### Aim
Each line from the start of the records below through the line that contains "const BAR = '#f0ad00';" should be printed exactly. Pictures are omitted.
— Begin Material to process —
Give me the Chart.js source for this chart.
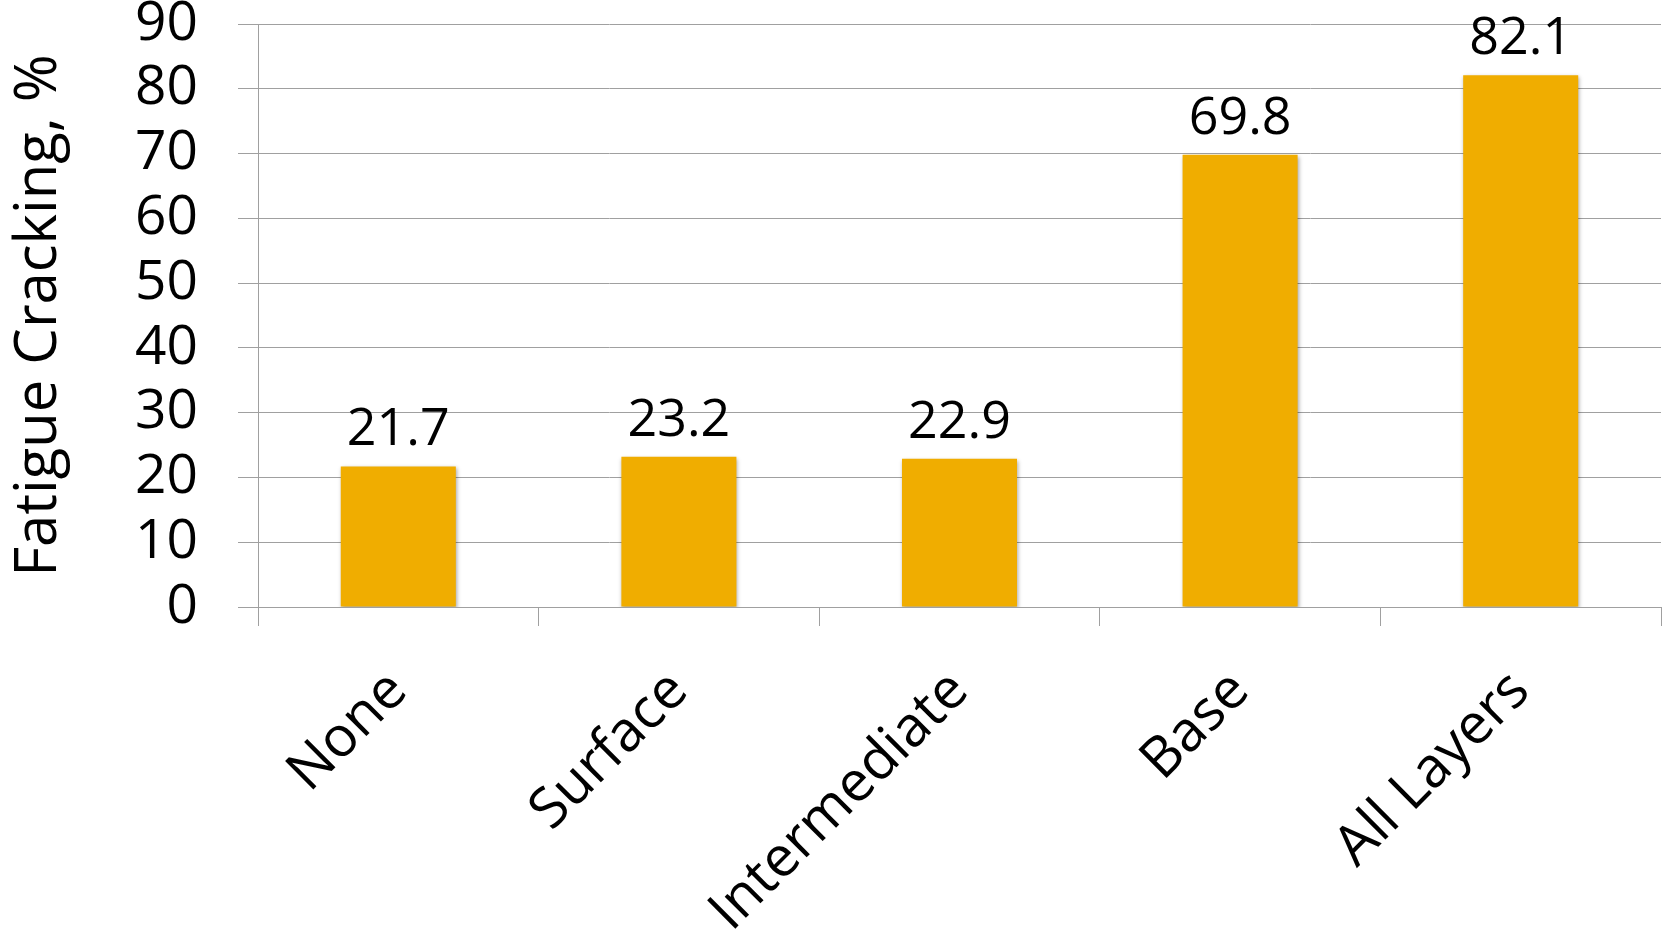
<!DOCTYPE html>
<html>
<head>
<meta charset="utf-8">
<script src="https://cdn.jsdelivr.net/npm/chart.js@4/dist/chart.umd.min.js"></script>
<style>
  html, body { margin: 0; padding: 0; background: #ffffff; }
  #wrap { width: 1670px; height: 930px; }
</style>
</head>
<body>
<div id="wrap"><canvas id="c" width="1670" height="930"></canvas></div>
<script>
const categories = ['None', 'Surface', 'Intermediate', 'Base', 'All Layers'];
const fatigueCracking = [21.7, 23.2, 22.9, 69.8, 82.1];
const yMin = 0;
const yMax = 90;
const yStep = 10;
const yTitle = 'Fatigue Cracking, %';

const FONT = "'Open Sans', 'DejaVu Sans', sans-serif";
const GRID = '#a0a0a0';
const BAR = '#f0ad00';

const barShadow = {
  id: 'barShadow',
  beforeDatasetsDraw(chart) {
    const ctx = chart.ctx;
    ctx.save();
    ctx.shadowColor = 'rgba(0,0,0,0.35)';
    ctx.shadowBlur = 4;
    ctx.shadowOffsetX = 1;
    ctx.shadowOffsetY = 2;
  },
  afterDatasetsDraw(chart) {
    chart.ctx.restore();
  }
};

const valueLabels = {
  id: 'valueLabels',
  afterDatasetsDraw(chart) {
    const ctx = chart.ctx;
    const meta = chart.getDatasetMeta(0);
    const data = chart.data.datasets[0].data;
    ctx.save();
    ctx.shadowColor = 'transparent';
    ctx.fillStyle = '#000';
    ctx.font = "52px " + FONT;
    ctx.textAlign = 'center';
    ctx.textBaseline = 'alphabetic';
    meta.data.forEach((bar, i) => {
      ctx.fillText(data[i].toFixed(1), bar.x, bar.y - 21);
    });
    ctx.restore();
  }
};

new Chart(document.getElementById('c'), {
  type: 'bar',
  data: {
    labels: categories,
    datasets: [{
      data: fatigueCracking,
      backgroundColor: BAR,
      borderWidth: 0,
      barPercentage: 0.41,
      categoryPercentage: 1.0
    }]
  },
  options: {
    responsive: false,
    animation: false,
    devicePixelRatio: 1,
    layout: { padding: { top: 24, right: 9, bottom: 0, left: 0 } },
    plugins: {
      legend: { display: false },
      tooltip: { enabled: false }
    },
    scales: {
      x: {
        offset: true,
        grid: {
          offset: true,
          drawOnChartArea: false,
          drawTicks: true,
          tickLength: 19,
          color: GRID,
          lineWidth: 1
        },
        border: { display: true, color: GRID, width: 1 },
        ticks: {
          minRotation: 45,
          maxRotation: 45,
          autoSkip: false,
          padding: 32,
          color: '#000',
          font: { family: FONT, size: 56 }
        },
        afterFit(scale) {
          scale.height = 930 - 607;
          scale.paddingLeft = 0;
          scale.paddingRight = 0;
        }
      },
      y: {
        min: yMin,
        max: yMax,
        grid: {
          color: GRID,
          lineWidth: 1,
          drawTicks: true,
          tickLength: 20
        },
        border: { display: true, color: GRID, width: 1 },
        ticks: {
          stepSize: yStep,
          autoSkip: false,
          padding: 40,
          color: '#000',
          font: { family: FONT, size: 55 }
        },
        title: {
          display: true,
          text: yTitle,
          color: '#000',
          font: { family: FONT, size: 58 },
          padding: { top: 5, bottom: 0 }
        },
        afterFit(scale) {
          scale.width = 258;
          scale.paddingTop = 0;
          scale.paddingBottom = 0;
        }
      }
    }
  },
  plugins: [barShadow, valueLabels]
});
</script>
</body>
</html>
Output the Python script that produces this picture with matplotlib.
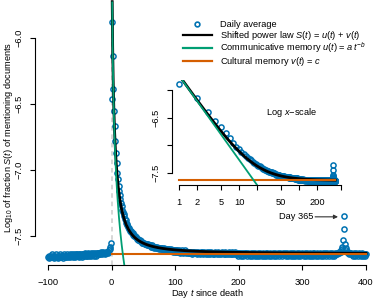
import numpy as np
import matplotlib.pyplot as plt
from matplotlib.lines import Line2D

plt.rcParams['font.family'] = ['Liberation Sans', 'DejaVu Sans']
plt.rcParams['mathtext.fontset'] = 'custom'
plt.rcParams['mathtext.rm'] = 'Liberation Sans'
plt.rcParams['mathtext.it'] = 'Liberation Sans:italic'
plt.rcParams['mathtext.bf'] = 'Liberation Sans:bold'

# daily average, log10 fraction, days -100 .. -1
pre_death = [
    -7.66, -7.65, -7.67, -7.66, -7.65, -7.66, -7.64, -7.66, -7.65, -7.67,
    -7.66, -7.65, -7.66, -7.64, -7.66, -7.67, -7.65, -7.66, -7.65, -7.64,
    -7.65, -7.66, -7.65, -7.67, -7.65, -7.64, -7.66, -7.65, -7.66, -7.65,
    -7.64, -7.65, -7.66, -7.65, -7.64, -7.66, -7.65, -7.64, -7.65, -7.66,
    -7.65, -7.64, -7.65, -7.66, -7.64, -7.65, -7.64, -7.65, -7.66, -7.64,
    -7.65, -7.64, -7.65, -7.64, -7.66, -7.64, -7.65, -7.64, -7.63, -7.65,
    -7.64, -7.65, -7.64, -7.63, -7.65, -7.64, -7.64, -7.65, -7.63, -7.64,
    -7.64, -7.63, -7.65, -7.64, -7.63, -7.64, -7.65, -7.63, -7.64, -7.63,
    -7.64, -7.63, -7.64, -7.63, -7.62, -7.64, -7.63, -7.62, -7.63, -7.64,
    -7.63, -7.62, -7.63, -7.62, -7.63, -7.62, -7.61, -7.60, -7.58, -7.55,
]
day0 = -6.46
# days 1 .. 400
post_death = [
    -5.88, -6.14, -6.39, -6.55, -6.67, -6.78, -6.87, -6.95, -7.02, -7.07,
    -7.12, -7.16, -7.19, -7.22, -7.25, -7.27, -7.30, -7.32, -7.33, -7.35,
    -7.37, -7.38, -7.40, -7.41, -7.42, -7.43, -7.44, -7.45, -7.46, -7.46,
    -7.47, -7.48, -7.48, -7.49, -7.49, -7.50, -7.50, -7.51, -7.51, -7.52,
    -7.52, -7.53, -7.53, -7.53, -7.54, -7.54, -7.54, -7.55, -7.55, -7.55,
    -7.55, -7.56, -7.56, -7.56, -7.56, -7.57, -7.56, -7.57, -7.57, -7.57,
    -7.57, -7.58, -7.57, -7.58, -7.58, -7.58, -7.59, -7.58, -7.58, -7.59,
    -7.59, -7.58, -7.59, -7.59, -7.60, -7.59, -7.59, -7.60, -7.59, -7.60,
    -7.60, -7.59, -7.60, -7.60, -7.61, -7.60, -7.60, -7.61, -7.60, -7.61,
    -7.60, -7.61, -7.61, -7.60, -7.61, -7.61, -7.62, -7.61, -7.61, -7.62,
    -7.61, -7.62, -7.61, -7.62, -7.62, -7.61, -7.62, -7.63, -7.62, -7.61,
    -7.62, -7.62, -7.63, -7.62, -7.61, -7.62, -7.63, -7.62, -7.62, -7.63,
    -7.62, -7.63, -7.62, -7.63, -7.62, -7.63, -7.64, -7.62, -7.63, -7.62,
    -7.63, -7.62, -7.63, -7.64, -7.63, -7.62, -7.63, -7.63, -7.64, -7.62,
    -7.63, -7.62, -7.63, -7.64, -7.63, -7.62, -7.63, -7.64, -7.63, -7.62,
    -7.63, -7.64, -7.62, -7.63, -7.64, -7.63, -7.62, -7.63, -7.64, -7.63,
    -7.64, -7.63, -7.62, -7.63, -7.64, -7.63, -7.63, -7.62, -7.64, -7.63,
    -7.63, -7.64, -7.63, -7.62, -7.63, -7.64, -7.63, -7.64, -7.62, -7.63,
    -7.64, -7.63, -7.63, -7.64, -7.62, -7.63, -7.64, -7.63, -7.62, -7.64,
    -7.63, -7.64, -7.63, -7.62, -7.64, -7.63, -7.64, -7.65, -7.63, -7.64,
    -7.63, -7.64, -7.65, -7.63, -7.64, -7.63, -7.65, -7.64, -7.63, -7.64,
    -7.64, -7.63, -7.65, -7.64, -7.63, -7.64, -7.65, -7.64, -7.63, -7.64,
    -7.65, -7.63, -7.64, -7.64, -7.65, -7.63, -7.64, -7.65, -7.64, -7.63,
    -7.64, -7.65, -7.64, -7.63, -7.64, -7.65, -7.64, -7.63, -7.65, -7.64,
    -7.64, -7.63, -7.65, -7.64, -7.63, -7.64, -7.65, -7.64, -7.63, -7.64,
    -7.65, -7.64, -7.63, -7.64, -7.65, -7.64, -7.63, -7.64, -7.65, -7.64,
    -7.63, -7.64, -7.65, -7.64, -7.63, -7.64, -7.64, -7.65, -7.63, -7.64,
    -7.64, -7.63, -7.64, -7.65, -7.64, -7.63, -7.64, -7.65, -7.64, -7.63,
    -7.64, -7.65, -7.63, -7.64, -7.64, -7.65, -7.63, -7.64, -7.65, -7.64,
    -7.63, -7.64, -7.65, -7.64, -7.63, -7.64, -7.65, -7.64, -7.63, -7.64,
    -7.64, -7.65, -7.64, -7.63, -7.64, -7.65, -7.64, -7.63, -7.64, -7.65,
    -7.64, -7.63, -7.64, -7.65, -7.64, -7.63, -7.65, -7.64, -7.63, -7.64,
    -7.65, -7.64, -7.63, -7.64, -7.65, -7.64, -7.64, -7.63, -7.65, -7.64,
    -7.64, -7.63, -7.65, -7.64, -7.63, -7.64, -7.65, -7.64, -7.63, -7.64,
    -7.64, -7.65, -7.63, -7.64, -7.64, -7.65, -7.63, -7.64, -7.65, -7.64,
    -7.63, -7.64, -7.64, -7.63, -7.64, -7.63, -7.62, -7.63, -7.62, -7.62,
    -7.61, -7.60, -7.58, -7.53, -7.35, -7.45, -7.56, -7.59, -7.61, -7.62,
    -7.63, -7.62, -7.63, -7.64, -7.63, -7.64, -7.63, -7.64, -7.65, -7.64,
    -7.63, -7.64, -7.65, -7.64, -7.63, -7.64, -7.65, -7.64, -7.63, -7.64,
    -7.64, -7.65, -7.64, -7.63, -7.64, -7.65, -7.64, -7.64, -7.65, -7.64,
]

# shifted power law fit: S(t) = a t^-b + c
log_a = -5.73
b = 1.53
log_c = -7.635

legend_labels = [
    'Daily average',
    r'Shifted power law $S(t)$ = $u(t)$ + $v(t)$',
    r'Communicative memory $u(t)$ = $a\,t^{-b}$',
    r'Cultural memory $v(t)$ = $c$',
]

blue = '#0072B2'
green = '#009E73'
orange = '#D55E00'
fs = 6.7
msz = 3.7

days = np.arange(-100, 401)
vals = np.array(pre_death + [day0] + post_death)
t_post = np.arange(1, 401)
post = np.array(post_death)

tt = np.logspace(0, np.log10(400), 400)
u = 10 ** (log_a - b * np.log10(tt))
cc = np.full_like(tt, 10 ** log_c)
S_fit = np.log10(u + cc)
u_fit = np.log10(u)
c_fit = np.log10(cc)

fig = plt.figure(figsize=(3.9, 3.02), dpi=100)

# main panel
ax = fig.add_axes([35 / 390, 37 / 302, 345 / 390, 265 / 302])
ax.axvline(0, color='#cccccc', lw=1.1, ls=(0, (3, 2.5)), zorder=1)
ax.plot(days, vals, 'o', ms=msz, mfc='none', mec=blue, mew=1.1, zorder=2)
ax.plot(tt, S_fit, color='black', lw=2.0, zorder=3)
ax.plot(tt, u_fit, color=green, lw=1.3, zorder=4)
ax.plot(tt, c_fit, color=orange, lw=1.5, zorder=3)

ax.set_xlim(-120.4, 422)
ax.set_ylim(-7.72, -5.712)
for s in ['top', 'right']:
    ax.spines[s].set_visible(False)
ax.spines['left'].set_bounds(-7.5, -6.0)
ax.spines['bottom'].set_bounds(-100, 400)
ax.set_xticks([-100, 0, 100, 200, 300, 400])
ax.set_yticks([-7.5, -7.0, -6.5, -6.0])
ax.set_yticklabels(['\u22127.5', '\u22127.0', '\u22126.5', '\u22126.0'])
ax.tick_params(axis='both', direction='out', length=3.6, width=0.8, labelsize=fs)
ax.tick_params(axis='x', pad=6.0)
ax.tick_params(axis='y', pad=5.0, labelrotation=90)
for lab in ax.get_yticklabels():
    lab.set_va('center')

ax.text(317, -7.355, 'Day 365', ha='right', va='center', fontsize=fs)
ax.annotate('', xy=(356, -7.355), xytext=(320, -7.355),
            arrowprops=dict(arrowstyle='-|>', color='#333333', lw=0.8,
                            mutation_scale=6, shrinkA=0, shrinkB=0))

fig.text(9 / 390, 1 - 137 / 302,
         r'Log$_{10}$ of fraction $S(t)$ of mentioning documents',
         rotation=90, ha='center', va='center', fontsize=fs)
fig.text(207 / 390, 1 - 294 / 302, r'Day $t$ since death',
         ha='center', va='center', fontsize=fs)

# legend, drawn by hand in figure pixels
W, H = 390, 302
row_y = [24, 35, 48.3, 60.7]
fig.add_artist(Line2D([197 / W], [1 - row_y[0] / H], ls='none', marker='o', ms=3.4,
                      mfc='none', mec=blue, mew=1.2, transform=fig.transFigure))
for yy, col in zip(row_y[1:], ['black', green, orange]):
    fig.add_artist(Line2D([183 / W, 212 / W], [1 - yy / H, 1 - yy / H], color=col,
                          lw=1.6, transform=fig.transFigure))
for yy, lab in zip(row_y, legend_labels):
    fig.text(220 / W, 1 - (yy + 3) / H, lab, ha='left', va='baseline', fontsize=fs)

# inset with log x-scale
ax2 = fig.add_axes([172 / 390, (302 - 185) / 302, 173 / 390, 105 / 302])
ax2.patch.set_alpha(0)
ax2.plot(t_post, post, 'o', ms=msz, mfc='none', mec=blue, mew=1.1, zorder=2)
ax2.plot(tt, S_fit, color='black', lw=2.0, zorder=3)
ax2.plot(tt, u_fit, color=green, lw=1.3, zorder=4)
ax2.plot(tt, c_fit, color=orange, lw=1.5, zorder=3)
ax2.set_xscale('log')
ax2.set_xlim(0.764, 584)
ax2.set_ylim(-7.72, -5.81)
for s in ['top', 'right']:
    ax2.spines[s].set_visible(False)
ax2.spines['left'].set_bounds(-7.5, -6.0)
ax2.spines['bottom'].set_bounds(1, 500)
ax2.set_xticks([1, 2, 5, 10, 20, 50, 100, 200, 500])
ax2.set_xticklabels(['1', '2', '5', '10', '', '50', '', '200', ''])
ax2.xaxis.set_minor_locator(plt.NullLocator())
ax2.set_yticks([-7.5, -7.0, -6.5, -6.0])
ax2.set_yticklabels(['\u22127.5', '', '\u22126.5', ''])
ax2.tick_params(axis='both', direction='out', length=3.6, width=0.8, labelsize=fs)
ax2.tick_params(axis='x', pad=6.0)
ax2.tick_params(axis='y', pad=5.0, labelrotation=90)
for lab in ax2.get_yticklabels():
    lab.set_va('center')
ax2.text(0.694, 0.695, 'Log $x$\u2212scale', transform=ax2.transAxes,
         ha='center', va='center', fontsize=fs)

fig.savefig('out.png', dpi=100)
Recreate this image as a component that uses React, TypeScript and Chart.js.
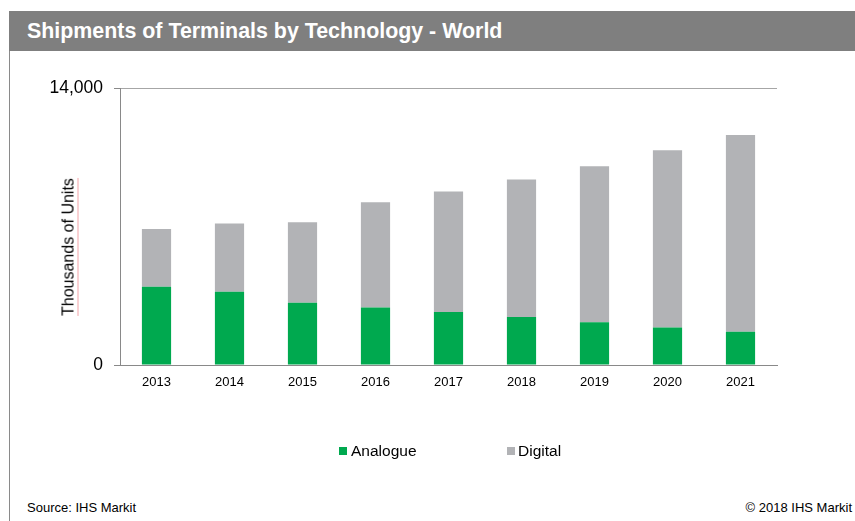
— End Material to process —
### Expected output
Give me the Chart.js source for this chart.
<!DOCTYPE html>
<html>
<head>
<meta charset="utf-8">
<script src="https://cdn.jsdelivr.net/npm/chart.js@4/dist/chart.umd.min.js"></script>
<style>
  html, body { margin: 0; padding: 0; background: #ffffff; }
  #wrap { width: 1670px; height: 930px; }
</style>
</head>
<body>
<div id="wrap"><canvas id="c" width="1670" height="930"></canvas></div>
<script>
const categories = ['None', 'Surface', 'Intermediate', 'Base', 'All Layers'];
const fatigueCracking = [21.7, 23.2, 22.9, 69.8, 82.1];
const yMin = 0;
const yMax = 90;
const yStep = 10;
const yTitle = 'Fatigue Cracking, %';

const FONT = "'Open Sans', 'DejaVu Sans', sans-serif";
const GRID = '#a0a0a0';
const BAR = '#f0ad00';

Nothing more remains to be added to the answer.